Overheard by: Darren

To Be Fair, the Elderly Man Wasn't Wearing Pants Either

Five-year-old girl pissing behind tree to mother trying to talk to elderly man with dog: Look mommy! Look! I'm making a pee-pee behind the tree.
Mother: Yes, sweetie, that's very nice. (returns to conversation with man)
Girl: Mommy! I'm still peeing! I'm still peeing!
Mother: Uh-huh. Well, pull your pants up when you're done.
Girl: Mommy, there's a squirrel! Hi, squirrel!
Old man: Careful!

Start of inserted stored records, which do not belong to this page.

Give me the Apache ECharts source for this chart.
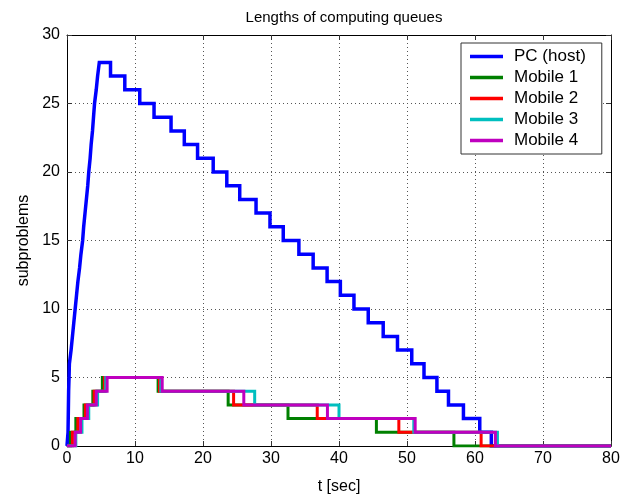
<!DOCTYPE html>
<html>
<head>
<meta charset="utf-8">
<script src="https://cdn.jsdelivr.net/npm/echarts@6/dist/echarts.min.js"></script>
<style>
  html, body { margin: 0; padding: 0; background: #fff; }
  #chart { width: 627px; height: 500px; }
</style>
</head>
<body>
<div id="chart"></div>
<script>
// Queue lengths: each list gives the times (sec) at which a queue changes,
// paired with the level it holds from that time on.
const seriesNames = ['PC (host)', 'Mobile 1', 'Mobile 2', 'Mobile 3', 'Mobile 4'];

const pcTimes = [0, 0.15, 0.18, 0.21, 0.24, 0.3, 0.35, 0.6, 0.8, 1.0, 1.2, 1.4, 1.6, 1.85, 2.05,
  2.3, 2.45, 2.65, 2.85, 3.05, 3.2, 3.4, 3.55, 3.75, 3.9, 4.05, 4.3, 4.5, 4.75,
  6.4, 8.5, 10.7, 12.8, 15.3, 17.25, 19.2, 21.5, 23.5, 25.4, 27.8, 29.85, 31.8, 34.1,
  36.2, 38.25, 40.2, 42.2, 44.3, 46.5, 48.6, 50.7, 52.5, 54.4, 56.1, 58.3, 60.7, 62.4];
const pcLevels = [0, 1, 2, 3, 4, 5, 6, 7, 8, 9, 10, 11, 12, 13, 14,
  15, 16, 17, 18, 19, 20, 21, 22, 23, 24, 25, 26, 27, 28,
  27, 26, 25, 24, 23, 22, 21, 20, 19, 18, 17, 16, 15, 14,
  13, 12, 11, 10, 9, 8, 7, 6, 5, 4, 3, 2, 1, 0];

const mobileLevels = [0, 1, 2, 3, 4, 5, 4, 3, 2, 1, 0];
const mobile1Times = [0, 0.5, 1.3, 2.5, 3.8, 5.2, 13.4, 23.7, 32.5, 45.5, 56.9];
const mobile2Times = [0, 0.8, 1.6, 2.7, 4.0, 5.5, 13.6, 24.5, 36.8, 48.8, 60.9];
const mobile3Times = [0, 1.3, 2.2, 3.2, 4.5, 5.7, 13.8, 27.6, 40.0, 51.0, 63.3];
const mobile4Times = [0, 1.2, 2.0, 3.0, 4.3, 5.9, 14.0, 26.0, 38.3, 51.2, 63.0];

const endTime = 80;
const xTicks = [0, 10, 20, 30, 40, 50, 60, 70, 80];
const yTicks = [0, 5, 10, 15, 20, 25, 30];

const colors = ['#0000ff', '#008000', '#ff0000', '#00bfbf', '#bf00bf'];
const widths = [3.5, 3, 3, 3, 3];

function toSteps(times, levels) {
  const pts = times.map((t, i) => [t, levels[i]]);
  pts.push([endTime, levels[levels.length - 1]]);
  return pts;
}

const seriesData = [
  toSteps(pcTimes, pcLevels),
  toSteps(mobile1Times, mobileLevels),
  toSteps(mobile2Times, mobileLevels),
  toSteps(mobile3Times, mobileLevels),
  toSteps(mobile4Times, mobileLevels)
];

const font = 'Liberation Sans, Arial, sans-serif';
const chart = echarts.init(document.getElementById('chart'), null, { renderer: 'canvas' });

const gridLine = { show: true, lineStyle: { color: '#555', type: [1, 3], width: 1 } };
const boxLine = { show: true, onZero: false, lineStyle: { color: '#000', width: 1 } };
const innerTick = { show: true, inside: true, length: 5, lineStyle: { color: '#333' } };

chart.setOption({
  animation: false,
  backgroundColor: '#fff',
  title: {
    text: 'Lengths of computing queues',
    left: 339, top: 5, textAlign: 'center',
    textStyle: { fontFamily: font, fontSize: 15, fontWeight: 'normal', color: '#000' }
  },
  legend: {
    data: seriesNames,
    orient: 'vertical',
    left: 461, top: 43,
    padding: [5, 16, 5, 9],
    itemGap: 4,
    itemWidth: 33, itemHeight: 3.5,
    icon: 'rect',
    backgroundColor: '#fff',
    borderColor: '#333', borderWidth: 1, borderRadius: 0,
    textStyle: { fontFamily: font, fontSize: 17, color: '#000', lineHeight: 17, padding: [0, 0, 0, 6] }
  },
  grid: { left: 67, top: 35, right: 16, bottom: 53, containLabel: false },
  xAxis: [{
    type: 'value', min: 0, max: 80, interval: 10,
    name: 't [sec]', nameLocation: 'middle', nameGap: 33,
    nameTextStyle: { fontFamily: font, fontSize: 16, color: '#000' },
    axisLine: boxLine, axisTick: innerTick,
    axisLabel: { fontFamily: font, fontSize: 16, color: '#000', margin: 5,
      formatter: v => xTicks.includes(v) ? String(v) : '' },
    splitLine: gridLine
  }, {
    type: 'value', min: 0, max: 80, interval: 10, position: 'top',
    axisLine: boxLine, axisTick: innerTick, axisLabel: { show: false }, splitLine: { show: false }
  }],
  yAxis: [{
    type: 'value', min: 0, max: 30, interval: 5,
    name: 'subproblems', nameLocation: 'middle', nameGap: 30,
    nameTextStyle: { fontFamily: font, fontSize: 16, color: '#000' },
    axisLine: boxLine, axisTick: innerTick,
    axisLabel: { fontFamily: font, fontSize: 16, color: '#000', margin: 7,
      formatter: v => yTicks.includes(v) ? String(v) : '' },
    splitLine: gridLine
  }, {
    type: 'value', min: 0, max: 30, interval: 5, position: 'right',
    axisLine: boxLine, axisTick: innerTick, axisLabel: { show: false }, splitLine: { show: false }
  }],
  series: seriesNames.map((name, i) => ({
    name: name,
    type: 'line',
    step: 'end',
    xAxisIndex: 0, yAxisIndex: 0,
    showSymbol: false,
    symbol: 'none',
    data: seriesData[i],
    lineStyle: { color: colors[i], width: widths[i], join: 'miter' },
    itemStyle: { color: colors[i] },
    z: 2 + i
  }))
});
</script>
</body>
</html>
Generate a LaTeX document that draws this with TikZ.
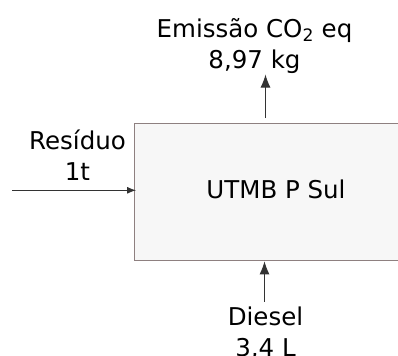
\documentclass[tikz,border=0pt]{standalone}
\usepackage{fontspec}
\setmainfont{DejaVu Sans}
\usepackage{xcolor}
\usepackage{tikz}
\usetikzlibrary{arrows.meta}

\definecolor{boxfill}{HTML}{F7F7F7}
\definecolor{boxline}{HTML}{8E8080}

\begin{document}
\begin{tikzpicture}[x=1bp, y=-1bp,
    lbl/.style={inner sep=0pt, align=center, font=\fontsize{24.5bp}{31bp}\selectfont},
    blockbox/.style={draw=boxline, fill=boxfill, line width=1.2bp, inner sep=0pt},
    flow/.style={draw=black!80, line width=0.9bp, -{Latex[length=13bp, width=10bp]}},
    flowsmall/.style={draw=black!80, line width=0.9bp, -{Latex[length=9bp, width=7bp]}}]
        \useasboundingbox (0,0) rectangle (398,356);
        \clip (0,0) rectangle (398,356);
        % process block
        \node[blockbox, anchor=north west, minimum width=300bp, minimum height=137.5bp] (utmb) at (134,122.7) {};
        \node[lbl, anchor=base] (utmbname) at (276,198) {UTMB P Sul};
        % labels
        \node[lbl, anchor=base] (emis) at (254.5,68) {Emissão CO\textsubscript{2} eq\\8,97 kg};
        \node[lbl, anchor=base] (resid) at (77.5,180) {Resíduo\\1t};
        \node[lbl, anchor=base] (diesel) at (265.5,356) {Diesel\\3,4 L};
        % connector ends
        \coordinate (emisfrom) at (265.5,118);
        \coordinate (emisto) at (265.5,74.5);
        \coordinate (residfrom) at (12,190.3);
        \coordinate (dieselfrom) at (264.5,301.7);
        \draw[flow] (emisfrom) -- (emisto);
        \draw[flowsmall] (residfrom) -- ([xshift=2bp]residfrom -| utmb.west);
        \draw[flow] (dieselfrom) -- (dieselfrom |- utmb.south);
      \end{tikzpicture}
\end{document}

They have rabies and they'll eat you!
Girl, running towards mother with no pants: Aaaaaah!

–Riverside Park

Lotta Mileage on It

Dude: Honestly, what was Jamie wearing?
Queer: Something slut-tacular?
Dude: I have a GAP-commercial of a closet. I need to loan her something to wear in public.
Queer: She really just needs to buy something that doesn’t show her cooch.

–Manhattan-bound L train

Overheard by: dead partier

Wednesday Undie-Liners

College girl on cell: So as of last weekend I've pledged to be celibate for a year…although on second thought, it should really start today. I got pretty trashed last night and this morning I couldn't find the underwear I was wearing yesterday.

–Church St

Overheard by: Emma

20-something woman: Did you enjoy the bra fitting? Old lady grab your bits?

–Outside Town Shop

Overheard by: Wild Dog Boy

Elderly woman examining bras: What's with all this padding? I got my own damn titties!

–H&M, 5th Ave

Overheard by: titti-less

Eight-year-old in a suit jacket on cell, strutting around the store: Did you see any hot, sexy girls? Yeah, but were they hot and sexy? Where are you, man? Are you still in the underwear aisle? Yeah, but are you still by the panties? (louder) The panties!

–Barnes & Noble, Tribeca

Overheard by: emdeebee

Trashy girl walking funny: Well, I guess I should have worn underwear.